One of the requirements for capstone is to do a site visit. I just finished up my interview with the Dallas World Aquarium Zoo, but was not able to do my site visit their because of the fact that it is in Dallas. Due to this, my parents took me to the Maritime Aquarium! You might remember from my previous post that this is where I was originally planning to do my interview. Even though it didn’t end up working out, they were still available for my site visit and nearby. The way that I found out about this is because I was trying to find out who to interview by typing keywords into the search bar and I came across the Maritime Aquarium. I was curious as to where this aquarium was so I looked it up and found out that it is only a half hour away. I then took a mental note (and a literal one) that this place could be good for my site visit, even if they weren’t available for the interview.
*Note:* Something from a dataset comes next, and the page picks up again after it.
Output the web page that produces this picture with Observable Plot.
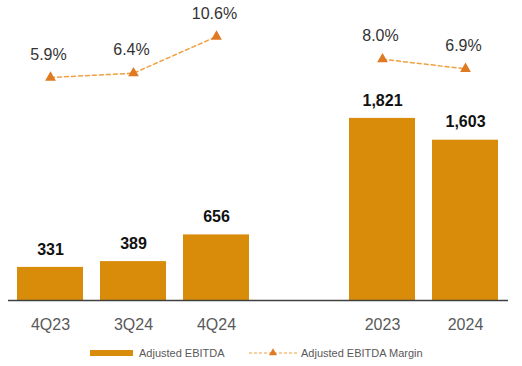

Some of the biggest attractions are the seals, touch pool, jelly fish, and sharks. But we weren’t here to see any of those. I was drawn to the Maritime Aquarium was because of their experience with the axolotls. Now of course I couldn’t help but attend the other exhibits, and it was worth it! II watched the seals get fed, went to the touch pool where I pet the sharks and stingrays, checked out the dragons, and felt the jelly fish! The aquarium was amazing and full of a lot of extremely interesting information.
This aquarium was also extremely organized. Because of this it didn’t take long to locate the axolotls among the rest of the amphibians. The axolotls in the tank weren’t fully grown but were still very large for a salamander large. They were about seven inches in length. That’s longer than a teaspoon! They also swam exceptionally fast. I wasn’t sure as to exactly how fast they went and I found out that they are able to swim at a speed of up to ten miles per hour! That’s faster than a walking child, and keep in mind how much smaller the axolotls are!
There were also signs next to all of the tanks that explained about the animals and about all of the threats to that species, if there were any. The signs that were positioned next to the axolotls taught me about how pollution and reservoir drainage had affected the axolotls over time. They also informed me about what some of the axolotls many properties were and even how some of them worked! It was like capstone wonderland, even though I’m realizing that sounds a bit creepy…
I believe that making these site visits essential to the final product of capstone is a terrific choice on the teacher’s part. It was both informative and really fun! I am really looking forward to the road ahead and presenting this project! This has been a fun experience so far and I’m ready for the next step.